### RECORDS FOR PROCESSING
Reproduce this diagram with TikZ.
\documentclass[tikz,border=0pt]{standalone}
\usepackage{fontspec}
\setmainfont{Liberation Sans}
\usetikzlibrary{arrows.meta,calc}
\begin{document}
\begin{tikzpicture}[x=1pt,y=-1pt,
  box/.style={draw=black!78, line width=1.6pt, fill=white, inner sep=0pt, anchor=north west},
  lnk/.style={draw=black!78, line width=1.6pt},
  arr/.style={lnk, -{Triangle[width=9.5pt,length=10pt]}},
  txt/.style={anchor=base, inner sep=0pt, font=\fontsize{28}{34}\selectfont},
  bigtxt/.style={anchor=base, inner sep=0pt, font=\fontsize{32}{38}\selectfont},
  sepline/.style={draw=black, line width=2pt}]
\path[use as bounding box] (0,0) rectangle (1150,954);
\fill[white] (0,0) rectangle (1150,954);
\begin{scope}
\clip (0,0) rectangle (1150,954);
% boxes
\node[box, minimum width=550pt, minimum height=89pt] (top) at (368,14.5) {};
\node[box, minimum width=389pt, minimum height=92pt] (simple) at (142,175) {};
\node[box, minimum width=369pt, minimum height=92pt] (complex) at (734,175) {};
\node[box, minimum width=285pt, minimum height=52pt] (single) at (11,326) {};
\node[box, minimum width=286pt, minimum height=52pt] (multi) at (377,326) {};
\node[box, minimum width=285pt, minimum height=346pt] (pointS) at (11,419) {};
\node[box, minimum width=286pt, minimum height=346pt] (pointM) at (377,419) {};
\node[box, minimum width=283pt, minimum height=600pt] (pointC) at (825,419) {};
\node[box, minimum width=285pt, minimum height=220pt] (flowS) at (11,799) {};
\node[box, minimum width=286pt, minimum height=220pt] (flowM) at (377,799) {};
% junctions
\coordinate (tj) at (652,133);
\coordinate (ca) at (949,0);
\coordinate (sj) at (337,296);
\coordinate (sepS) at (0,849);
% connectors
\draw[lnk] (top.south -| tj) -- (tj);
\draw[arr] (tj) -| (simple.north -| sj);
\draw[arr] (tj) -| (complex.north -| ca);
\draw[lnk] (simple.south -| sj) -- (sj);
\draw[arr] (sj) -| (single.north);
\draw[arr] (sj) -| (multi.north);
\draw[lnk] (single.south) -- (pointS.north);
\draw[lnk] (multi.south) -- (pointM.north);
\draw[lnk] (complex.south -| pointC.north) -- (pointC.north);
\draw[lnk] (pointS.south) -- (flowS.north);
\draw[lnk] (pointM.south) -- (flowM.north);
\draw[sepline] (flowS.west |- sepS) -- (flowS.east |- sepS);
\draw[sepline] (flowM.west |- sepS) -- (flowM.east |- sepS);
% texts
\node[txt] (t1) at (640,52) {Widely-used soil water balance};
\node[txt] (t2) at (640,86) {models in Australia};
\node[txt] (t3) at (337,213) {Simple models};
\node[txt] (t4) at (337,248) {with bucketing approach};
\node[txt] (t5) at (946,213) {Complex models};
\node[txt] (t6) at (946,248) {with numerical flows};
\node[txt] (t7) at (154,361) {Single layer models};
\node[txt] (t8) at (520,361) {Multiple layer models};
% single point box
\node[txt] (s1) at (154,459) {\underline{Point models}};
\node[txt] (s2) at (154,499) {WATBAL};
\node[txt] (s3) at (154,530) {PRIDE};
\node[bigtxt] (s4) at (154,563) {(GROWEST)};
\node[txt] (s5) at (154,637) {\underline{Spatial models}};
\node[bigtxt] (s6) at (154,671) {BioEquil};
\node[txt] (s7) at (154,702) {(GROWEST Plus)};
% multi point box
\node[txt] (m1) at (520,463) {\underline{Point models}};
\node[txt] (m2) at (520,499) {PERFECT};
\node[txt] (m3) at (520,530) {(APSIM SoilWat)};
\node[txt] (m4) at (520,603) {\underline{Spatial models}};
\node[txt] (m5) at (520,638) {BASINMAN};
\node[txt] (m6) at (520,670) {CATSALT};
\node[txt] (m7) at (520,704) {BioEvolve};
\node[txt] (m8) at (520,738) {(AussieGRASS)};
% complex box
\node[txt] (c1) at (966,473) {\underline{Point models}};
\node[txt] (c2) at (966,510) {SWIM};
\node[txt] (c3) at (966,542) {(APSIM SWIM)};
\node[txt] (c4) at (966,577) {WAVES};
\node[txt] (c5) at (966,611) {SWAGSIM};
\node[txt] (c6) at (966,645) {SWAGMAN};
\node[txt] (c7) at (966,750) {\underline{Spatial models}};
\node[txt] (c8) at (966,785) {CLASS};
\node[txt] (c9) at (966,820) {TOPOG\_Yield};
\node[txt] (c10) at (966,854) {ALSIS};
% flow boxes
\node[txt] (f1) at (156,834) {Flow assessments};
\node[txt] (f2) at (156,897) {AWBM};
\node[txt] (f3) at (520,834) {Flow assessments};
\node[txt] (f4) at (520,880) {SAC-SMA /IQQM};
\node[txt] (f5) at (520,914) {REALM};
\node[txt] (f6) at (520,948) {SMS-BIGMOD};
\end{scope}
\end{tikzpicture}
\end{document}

---

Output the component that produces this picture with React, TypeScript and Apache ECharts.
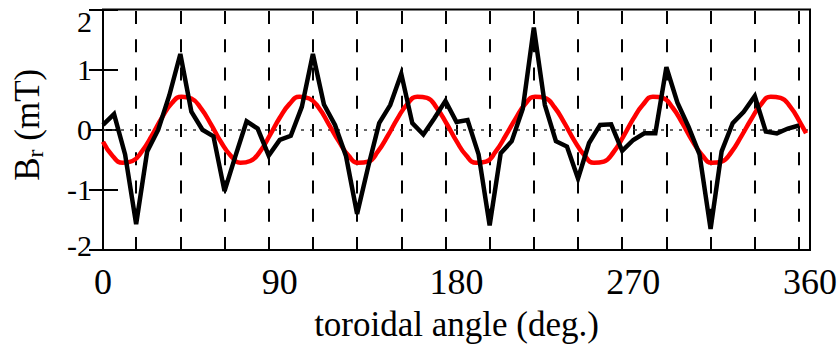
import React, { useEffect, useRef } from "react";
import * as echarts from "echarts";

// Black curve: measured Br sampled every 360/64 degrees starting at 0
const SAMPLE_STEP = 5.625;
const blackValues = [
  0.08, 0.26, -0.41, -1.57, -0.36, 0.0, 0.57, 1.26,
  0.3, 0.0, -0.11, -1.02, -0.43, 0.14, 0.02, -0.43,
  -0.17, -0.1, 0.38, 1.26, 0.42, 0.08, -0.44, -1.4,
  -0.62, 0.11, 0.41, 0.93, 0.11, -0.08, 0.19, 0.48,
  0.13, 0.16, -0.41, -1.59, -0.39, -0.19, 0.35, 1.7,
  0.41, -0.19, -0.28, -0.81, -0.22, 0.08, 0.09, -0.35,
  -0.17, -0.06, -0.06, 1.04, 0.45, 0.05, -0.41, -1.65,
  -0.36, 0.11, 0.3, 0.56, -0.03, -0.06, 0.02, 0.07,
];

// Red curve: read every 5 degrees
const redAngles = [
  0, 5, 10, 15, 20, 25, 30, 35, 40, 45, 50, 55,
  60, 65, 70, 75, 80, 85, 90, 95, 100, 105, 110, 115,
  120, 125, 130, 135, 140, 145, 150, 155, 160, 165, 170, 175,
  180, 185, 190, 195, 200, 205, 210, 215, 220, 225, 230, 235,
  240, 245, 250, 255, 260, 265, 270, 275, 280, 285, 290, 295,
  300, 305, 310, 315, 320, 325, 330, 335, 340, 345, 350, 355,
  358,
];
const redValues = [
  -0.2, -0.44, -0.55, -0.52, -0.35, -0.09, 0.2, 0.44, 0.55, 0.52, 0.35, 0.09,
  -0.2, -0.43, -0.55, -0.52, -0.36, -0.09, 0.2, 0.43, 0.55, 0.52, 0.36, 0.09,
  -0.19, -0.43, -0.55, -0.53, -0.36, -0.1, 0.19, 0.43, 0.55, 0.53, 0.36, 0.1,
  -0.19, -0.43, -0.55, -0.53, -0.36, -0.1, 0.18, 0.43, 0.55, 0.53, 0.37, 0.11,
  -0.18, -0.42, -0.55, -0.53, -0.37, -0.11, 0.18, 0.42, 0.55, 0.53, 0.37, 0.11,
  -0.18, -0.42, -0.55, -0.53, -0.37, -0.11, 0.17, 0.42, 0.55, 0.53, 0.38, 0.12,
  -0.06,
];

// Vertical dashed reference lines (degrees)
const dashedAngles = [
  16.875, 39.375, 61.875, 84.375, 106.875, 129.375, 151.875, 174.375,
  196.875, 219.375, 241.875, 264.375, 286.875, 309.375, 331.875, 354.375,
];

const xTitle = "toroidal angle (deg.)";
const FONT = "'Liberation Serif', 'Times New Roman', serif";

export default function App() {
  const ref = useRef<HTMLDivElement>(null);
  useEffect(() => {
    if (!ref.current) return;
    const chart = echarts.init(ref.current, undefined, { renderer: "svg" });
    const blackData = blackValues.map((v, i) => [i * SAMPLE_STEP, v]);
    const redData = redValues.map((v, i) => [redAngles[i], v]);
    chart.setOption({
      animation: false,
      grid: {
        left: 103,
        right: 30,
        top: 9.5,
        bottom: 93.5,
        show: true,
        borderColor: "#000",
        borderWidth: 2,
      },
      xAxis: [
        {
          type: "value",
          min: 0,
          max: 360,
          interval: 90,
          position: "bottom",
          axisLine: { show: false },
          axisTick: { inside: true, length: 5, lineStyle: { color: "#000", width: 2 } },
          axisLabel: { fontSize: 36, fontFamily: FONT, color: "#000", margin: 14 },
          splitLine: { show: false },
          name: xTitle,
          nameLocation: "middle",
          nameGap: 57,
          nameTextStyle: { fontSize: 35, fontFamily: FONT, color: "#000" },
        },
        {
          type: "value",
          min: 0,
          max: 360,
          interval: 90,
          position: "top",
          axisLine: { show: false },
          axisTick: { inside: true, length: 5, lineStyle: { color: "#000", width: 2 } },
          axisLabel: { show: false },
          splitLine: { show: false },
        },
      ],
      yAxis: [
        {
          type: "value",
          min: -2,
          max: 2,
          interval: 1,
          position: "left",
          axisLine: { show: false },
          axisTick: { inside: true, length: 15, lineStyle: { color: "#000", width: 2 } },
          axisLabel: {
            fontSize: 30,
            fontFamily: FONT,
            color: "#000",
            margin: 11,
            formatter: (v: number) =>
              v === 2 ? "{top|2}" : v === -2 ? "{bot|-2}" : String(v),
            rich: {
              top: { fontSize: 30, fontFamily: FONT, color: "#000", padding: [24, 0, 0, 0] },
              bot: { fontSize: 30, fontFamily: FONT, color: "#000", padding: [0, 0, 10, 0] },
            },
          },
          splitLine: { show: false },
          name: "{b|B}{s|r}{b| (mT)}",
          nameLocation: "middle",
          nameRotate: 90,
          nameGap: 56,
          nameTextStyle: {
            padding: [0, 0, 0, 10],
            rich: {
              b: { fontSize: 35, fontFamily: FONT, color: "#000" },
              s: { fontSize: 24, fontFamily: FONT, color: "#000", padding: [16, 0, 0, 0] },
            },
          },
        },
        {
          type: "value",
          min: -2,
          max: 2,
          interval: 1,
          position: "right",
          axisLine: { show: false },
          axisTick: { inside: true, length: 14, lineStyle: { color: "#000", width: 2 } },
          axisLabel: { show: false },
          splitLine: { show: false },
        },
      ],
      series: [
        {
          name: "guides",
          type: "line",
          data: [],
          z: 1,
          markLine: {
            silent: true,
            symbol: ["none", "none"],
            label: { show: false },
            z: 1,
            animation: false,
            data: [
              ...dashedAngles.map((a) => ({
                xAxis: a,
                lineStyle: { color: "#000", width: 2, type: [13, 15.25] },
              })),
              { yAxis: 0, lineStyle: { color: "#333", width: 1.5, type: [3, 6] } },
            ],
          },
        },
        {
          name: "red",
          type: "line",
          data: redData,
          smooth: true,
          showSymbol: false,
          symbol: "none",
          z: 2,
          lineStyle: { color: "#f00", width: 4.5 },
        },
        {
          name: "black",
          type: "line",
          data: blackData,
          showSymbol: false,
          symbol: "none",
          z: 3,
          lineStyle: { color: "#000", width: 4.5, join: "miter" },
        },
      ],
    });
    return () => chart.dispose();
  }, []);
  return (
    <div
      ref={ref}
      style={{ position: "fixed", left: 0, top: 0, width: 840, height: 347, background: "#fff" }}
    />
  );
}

### STATED EXERCISE
Taking the entries above, extract every line from the one bearing "Output the component" through the one bearing "import * as", exactly, with no pictures.

### EXERCISE RESPONSE
Output the component that produces this picture with React, TypeScript and Apache ECharts.
import React, { useEffect, useRef } from "react";
import * as echarts from "echarts";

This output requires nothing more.